* _EXTRACTED RECORDS_:
— begin —

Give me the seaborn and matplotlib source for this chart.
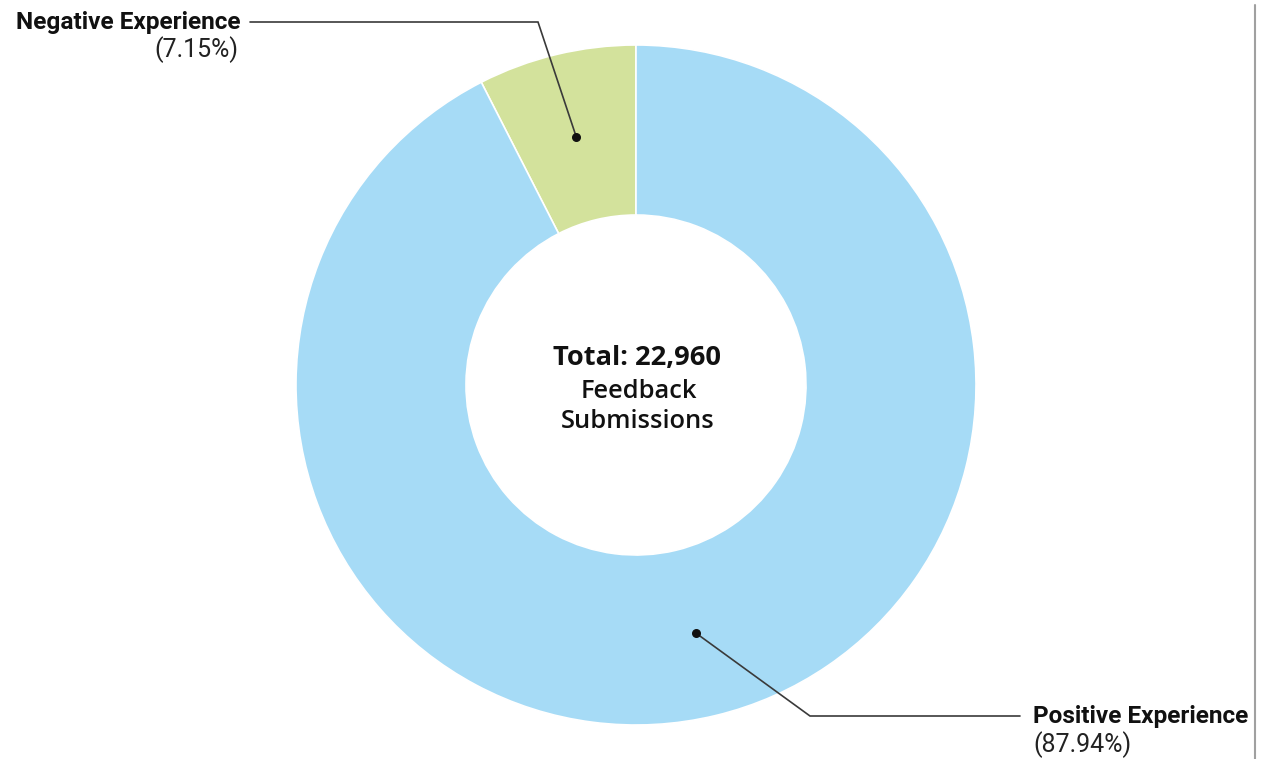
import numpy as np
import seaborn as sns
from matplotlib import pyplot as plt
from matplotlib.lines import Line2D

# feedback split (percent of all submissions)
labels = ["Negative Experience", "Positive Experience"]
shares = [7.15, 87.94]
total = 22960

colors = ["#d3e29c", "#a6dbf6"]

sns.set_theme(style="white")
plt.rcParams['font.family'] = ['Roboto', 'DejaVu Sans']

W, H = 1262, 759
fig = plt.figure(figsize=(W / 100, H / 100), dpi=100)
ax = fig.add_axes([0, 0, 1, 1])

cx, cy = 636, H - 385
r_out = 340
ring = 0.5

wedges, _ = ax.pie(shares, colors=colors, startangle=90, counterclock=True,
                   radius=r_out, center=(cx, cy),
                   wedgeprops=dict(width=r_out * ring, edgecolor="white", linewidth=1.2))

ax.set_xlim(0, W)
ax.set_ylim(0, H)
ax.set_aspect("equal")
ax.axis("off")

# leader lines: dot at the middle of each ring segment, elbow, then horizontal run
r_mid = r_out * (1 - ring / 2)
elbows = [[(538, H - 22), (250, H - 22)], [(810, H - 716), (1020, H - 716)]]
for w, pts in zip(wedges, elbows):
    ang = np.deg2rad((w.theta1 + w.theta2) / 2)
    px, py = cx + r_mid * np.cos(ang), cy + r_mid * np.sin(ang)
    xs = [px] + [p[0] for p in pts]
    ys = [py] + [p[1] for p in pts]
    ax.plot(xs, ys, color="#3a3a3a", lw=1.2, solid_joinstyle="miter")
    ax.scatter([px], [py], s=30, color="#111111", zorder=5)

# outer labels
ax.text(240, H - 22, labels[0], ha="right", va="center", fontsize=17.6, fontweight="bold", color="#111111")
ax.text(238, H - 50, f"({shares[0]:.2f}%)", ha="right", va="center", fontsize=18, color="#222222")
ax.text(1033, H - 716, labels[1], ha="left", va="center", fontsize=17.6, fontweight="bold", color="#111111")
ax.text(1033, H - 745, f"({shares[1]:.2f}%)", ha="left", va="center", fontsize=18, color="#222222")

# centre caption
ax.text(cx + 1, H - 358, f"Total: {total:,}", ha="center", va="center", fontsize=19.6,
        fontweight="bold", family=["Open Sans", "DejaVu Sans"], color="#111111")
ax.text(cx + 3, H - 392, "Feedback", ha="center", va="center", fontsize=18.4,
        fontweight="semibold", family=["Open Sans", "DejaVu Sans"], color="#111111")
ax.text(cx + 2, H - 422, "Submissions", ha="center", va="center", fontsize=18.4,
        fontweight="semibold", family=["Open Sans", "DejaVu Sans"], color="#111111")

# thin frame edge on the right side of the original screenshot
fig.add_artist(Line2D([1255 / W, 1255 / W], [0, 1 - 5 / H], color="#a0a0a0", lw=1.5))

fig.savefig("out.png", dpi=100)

— end —
— begin —

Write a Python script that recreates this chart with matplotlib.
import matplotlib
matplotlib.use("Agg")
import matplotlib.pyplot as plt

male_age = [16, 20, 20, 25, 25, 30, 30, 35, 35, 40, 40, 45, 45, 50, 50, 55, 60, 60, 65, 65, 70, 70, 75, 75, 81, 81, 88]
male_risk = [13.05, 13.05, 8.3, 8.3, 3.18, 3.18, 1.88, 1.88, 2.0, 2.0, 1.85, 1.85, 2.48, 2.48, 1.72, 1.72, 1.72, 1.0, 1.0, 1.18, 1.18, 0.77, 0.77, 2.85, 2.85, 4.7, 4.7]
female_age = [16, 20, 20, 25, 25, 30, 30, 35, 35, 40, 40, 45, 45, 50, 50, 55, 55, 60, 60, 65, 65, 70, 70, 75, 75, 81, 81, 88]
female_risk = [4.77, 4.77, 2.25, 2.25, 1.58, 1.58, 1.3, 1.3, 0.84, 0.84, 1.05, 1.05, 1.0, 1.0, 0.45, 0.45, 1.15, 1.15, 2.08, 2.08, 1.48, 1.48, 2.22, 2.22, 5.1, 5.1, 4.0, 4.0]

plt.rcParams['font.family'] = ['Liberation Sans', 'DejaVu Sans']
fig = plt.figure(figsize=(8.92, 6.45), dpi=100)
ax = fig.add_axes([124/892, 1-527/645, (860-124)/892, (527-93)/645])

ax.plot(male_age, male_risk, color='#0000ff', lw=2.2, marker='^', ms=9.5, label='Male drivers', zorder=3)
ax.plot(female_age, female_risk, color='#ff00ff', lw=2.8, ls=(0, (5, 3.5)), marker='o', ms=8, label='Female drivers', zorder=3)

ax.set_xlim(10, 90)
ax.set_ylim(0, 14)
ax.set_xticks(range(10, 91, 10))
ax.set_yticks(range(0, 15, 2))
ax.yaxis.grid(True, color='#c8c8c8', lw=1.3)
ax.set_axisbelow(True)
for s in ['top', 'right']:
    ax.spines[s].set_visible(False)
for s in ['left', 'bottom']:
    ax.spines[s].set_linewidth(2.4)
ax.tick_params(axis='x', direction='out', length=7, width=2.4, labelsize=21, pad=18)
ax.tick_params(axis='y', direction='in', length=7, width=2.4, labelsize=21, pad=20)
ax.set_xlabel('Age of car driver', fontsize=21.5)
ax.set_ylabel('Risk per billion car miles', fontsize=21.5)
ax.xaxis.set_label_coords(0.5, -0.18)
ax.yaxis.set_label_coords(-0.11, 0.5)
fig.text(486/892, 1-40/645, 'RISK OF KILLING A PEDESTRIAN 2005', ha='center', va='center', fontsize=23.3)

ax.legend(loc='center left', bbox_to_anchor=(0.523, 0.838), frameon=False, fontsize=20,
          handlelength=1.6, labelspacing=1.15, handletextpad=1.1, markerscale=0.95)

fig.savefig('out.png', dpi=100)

— end —
— begin —

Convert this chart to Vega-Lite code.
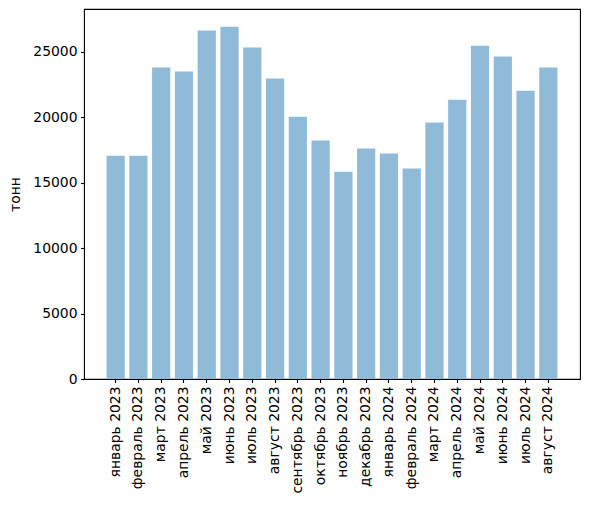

— end —

Taking the entries above, extract every line from the one bearing "Give me the" through the one bearing "from matplotlib.lines import Line2D", exactly, with no pictures.

* _FINAL RESULT_:
Give me the seaborn and matplotlib source for this chart.
import numpy as np
import seaborn as sns
from matplotlib import pyplot as plt
from matplotlib.lines import Line2D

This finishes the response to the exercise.